Slept through for the first time this week, always a nice way to start a day. This morning we were headed to University Hospital Coventry and Warwickshire - we set off early and arrived with plenty of time to spare, grabbing a drink before our morning lectures. Many coursemates started to appear in the hospital cafe area, and I noticed that larger and larger groups formed, even between unfamiliar people. The excitement in the air was palpable, it was starting to feel real now.
After a lecture on cellular signalling mechanisms (thankfully to less depth than we covered in my undergraduate degree), we had our first talk on tissues and coverings of the body, which was then followed by a very basic anatomy lecture. I found this extremely interesting, as I've done virtually no anatomy before, and I actively look forward to going over my notes and trying to take the information on board. From talking to coursemates during the break, we all found that having the clinical context helped consolidate our learning and provided motivation, much more so than just learning in the abstract.
Before lunch, we were given a very rapid tour of the relevant areas of the hospital for us as medical students, including the Surgical Training Centre, which is where we will learn anatomy through practical exercises including the handling of plastinates and occasionally demonstrations with live tissue. We have been given substantial workbooks with tasks and reading to pre-complete before the classes here, with the goal being to enhance our learning by asking questions concerning concepts we didn't understand fully.
We were also given lockers to use during our time at the hospital, as personal belongings such as bags are not allowed in the training centre. My 'locker buddy' for the next year is my housemate Ryan (pictured above), which is fortunate - we both share an interest in surgery, which will make pursuing additional shadowing and observational opportunities a good shared exercise.
After we had eaten, we returned to the Clinical Sciences Building (containing the large lecture theatre where we had spent the morning) for our first talk on Clinical Skills. This was led by a fantastic Professor with an incredibly sharp wit, which was aimed squarely at a few of my coursemates several times during the session.
The lecture focused on the relevance of clinical skills to medical practice, with this first session acting as an introduction to taking a case history from a presenting patient. He asked for volunteers, a request taken up by both myself and Tom, whom I am sure you'll have seen in my videos before. The four volunteers were each assigned one of four 'frames', sections of the history-taking process which gave us guidance for asking questions of a trained volunteer patient. I'd never attempted something like this before, and while I didn't get it exactly right, I am happy with my first attempt and I thought it better to get stuck in early and make the most of the opportunity to learn. It seems very clear that these skills are only going to be improved through practice, so I feel I should embrace every chance to do so.
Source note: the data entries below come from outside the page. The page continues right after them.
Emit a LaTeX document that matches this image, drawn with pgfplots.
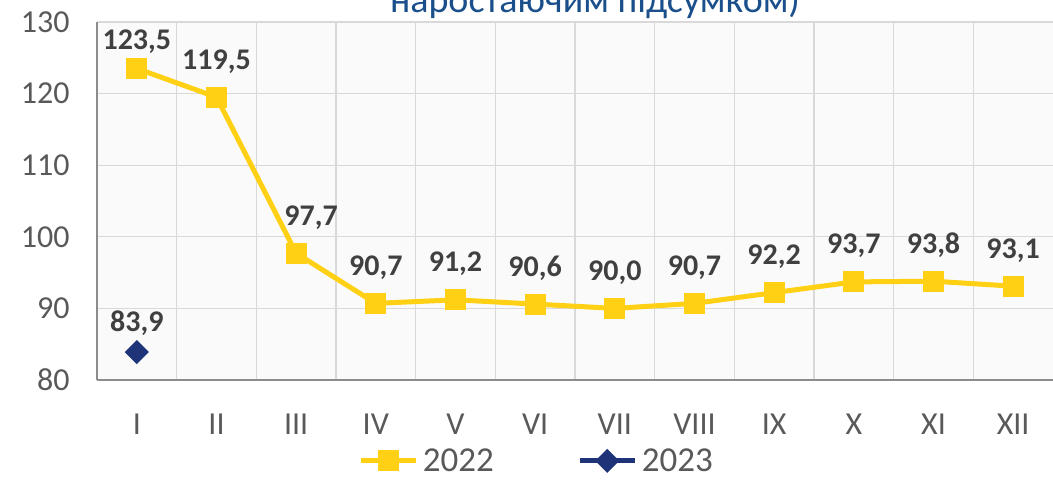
\documentclass[border=0pt]{standalone}
\usepackage{pgfplots}
\pgfplotsset{compat=1.18}
\usepackage{fontspec}
\setmainfont{Carlito}
\definecolor{yel}{HTML}{FFD014}
\definecolor{navy}{HTML}{1F3378}
\definecolor{tickgray}{HTML}{595959}
\definecolor{labgray}{HTML}{404040}
\definecolor{gridgray}{HTML}{D9D9D9}
\definecolor{axgray}{HTML}{8C8C8C}
\definecolor{titleblue}{HTML}{1A4F8B}
\definecolor{bggray}{HTML}{FAFAFA}
\begin{document}
\begin{tikzpicture}
\useasboundingbox (-97pt,-101pt) rectangle (956pt,380pt);
\clip (-97pt,-101pt) rectangle (956pt,380pt);
\begin{axis}[
  at={(0pt,0pt)}, anchor=south west,
  scale only axis, width=956pt, height=358pt,
  xmin=-0.5, xmax=11.5, ymin=80, ymax=130,
  ytick={80,90,...,130},
  xtick={0,...,11},
  xticklabels={I,II,III,IV,V,VI,VII,VIII,IX,X,XI,XII},
  minor xtick={0.5,1.5,...,10.5},
  xminorgrids, ymajorgrids,
  major tick length=0pt, minor tick length=0pt,
  grid style={gridgray, line width=1.3pt},
  minor grid style={gridgray, line width=1.3pt},
  axis line style={axgray, line width=1.5pt},
  axis x line*=bottom, axis y line*=left,
  axis background/.style={fill=bggray},
  /pgf/number format/assume math mode=true,
  ticklabel style={font=\fontsize{32}{32}\selectfont, text=tickgray},
  yticklabel style={xshift=-24pt},
  xticklabel style={yshift=-30pt},
  clip=false,
  legend columns=2,
  legend style={at={(axis description cs:0.46,-0.226)}, anchor=center,
    draw=none, fill=none, font=\fontsize{35}{35}\selectfont, text=tickgray,
    inner sep=0pt, outer sep=0pt,
    /tikz/every even column/.append style={column sep=82pt},
    /tikz/every odd column/.append style={column sep=2pt}},
  legend image code/.code={\draw[mark repeat=2,mark phase=2,#1] plot coordinates {(0pt,0pt) (27pt,0pt) (55pt,0pt)};},
  point meta=explicit symbolic,
  nodes near coords style={font=\fontsize{30}{30}\selectfont\bfseries, text=labgray, anchor=base, inner sep=0pt},
]
\addplot[yel, line width=5pt, mark=square*, mark size=8pt, mark options={solid},
  nodes near coords, nodes near coords style={yshift=28pt}]
  coordinates {
  (0,123.5) []
  (1,119.5) [119,5]
  (2,97.7) []
  (3,90.7) [90,7]
  (4,91.2) [91,2]
  (5,90.6) [90,6]
  (6,90.0) [90,0]
  (7,90.7) [90,7]
  (8,92.2) [92,2]
  (9,93.7) [93,7]
  (10,93.8) [93,8]
  (11,93.1) [93,1]
  };
\addlegendentry{2022}
\addplot[navy, line width=5pt, mark=square*, mark size=6pt, mark options={solid, rotate=45},
  nodes near coords, nodes near coords style={yshift=21pt}]
  coordinates {(0,83.9) [83,9]};
\addlegendentry{2023}
\addplot[draw=none, mark=none, forget plot, nodes near coords, nodes near coords style={yshift=19pt}]
  coordinates {(0,123.5) [123,5]};
\addplot[draw=none, mark=none, forget plot, nodes near coords, nodes near coords style={yshift=28pt, xshift=15pt}]
  coordinates {(2,97.7) [97,7]};
\end{axis}
\node[font=\fontsize{38}{38}\selectfont, text=titleblue, anchor=base, inner sep=0pt] at (498pt,367pt) {наростаючим підсумком)};
\end{tikzpicture}
\end{document}
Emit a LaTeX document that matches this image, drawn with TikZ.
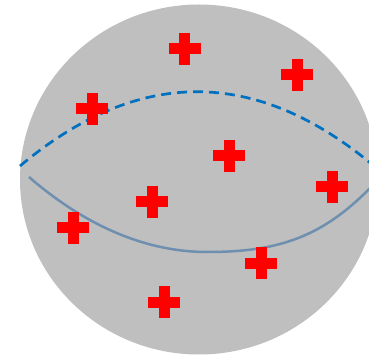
\documentclass[tikz,border=0pt]{standalone}
\definecolor{spheregray}{RGB}{191,191,191}
\definecolor{backblue}{RGB}{0,112,192}
\definecolor{frontblue}{RGB}{110,143,175}
\definecolor{crossred}{RGB}{255,0,0}
\begin{document}
\begin{tikzpicture}[x=1pt,y=-1pt,
  redcross/.pic={\fill[crossred] (-16,-5.5) rectangle (16,5.5); \fill[crossred] (-5.5,-16) rectangle (5.5,16);},
  frontline/.style={draw=frontblue, line width=2.5pt},
  backline/.style={draw=backblue, line width=2.7pt, dash pattern=on 10pt off 6pt}]
\useasboundingbox (0,0) rectangle (369,355);
\clip (0,0) rectangle (369,355);
\fill[spheregray] (199,179.5) ellipse [x radius=179, y radius=175];
\draw[backline] (20,166) .. controls (138,67) and (256,67) .. (374,166);
\draw[frontline] (29,177) .. controls (89,229) and (150,252) .. (207,252) .. controls (277,252) and (322,238) .. (372,186);
\pic at (184.5,48.7) {redcross};
\pic at (297,75) {redcross};
\pic at (92,109) {redcross};
\pic at (229,156) {redcross};
\pic at (332.2,186.7) {redcross};
\pic at (152,202) {redcross};
\pic at (73,228) {redcross};
\pic at (261,263) {redcross};
\pic at (164,302) {redcross};
\end{tikzpicture}
\end{document}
Although leaving the hospital car park was delayed by a broken ticket machine, we eventually made it back and I collapsed onto one of the large leather sofas in our living room. The first week of medical school has flown by astonishingly quickly, without much time to stop and think. I am physically exhausted and in quite severe need of a good night's sleep. Two of my medical housemates have returned home for the weekend, while I plan on getting stuck straight in on revision tomorrow. Slowly at first, of course, but I want to start the year positively and keep on top of things.
I have no doubt whatsoever that this first year at least is going to be incredibly difficult and academically straining for me - it's not the depth of the content but the sheer volume of knowledge required of us. Juggling preparation for all my classes, the CBL cases and maintenance of information is going to be very tricky, but I'm really excited by the huge range of skills available to learn here.
It's 9.37PM as I write this entry, and I spent almost an hour on the phone with a prospective medical student earlier on this evening to discuss the application process. I'm pleased that people are finding the blog, and hope that those who read it find it useful. I'm determined to keep it up for the foreseeable future, and wonder if I'll reflect fondly on it in the future.
Q: What is the last dream you remember?
A: While sadly I remember very few of my pleasant dreams, I do have quite frequent nightmares. For some bizarre reason, these usually take the form of my A-level Chemistry exams, from which I occasionally wake up in cold sweat. It takes a few minutes to remember that I have finished my A levels, and then a few more to grasp that I actually have a degree at this point.
Interesting Fact: 80-85% of medical diagnoses are made based upon the case history of the patient alone.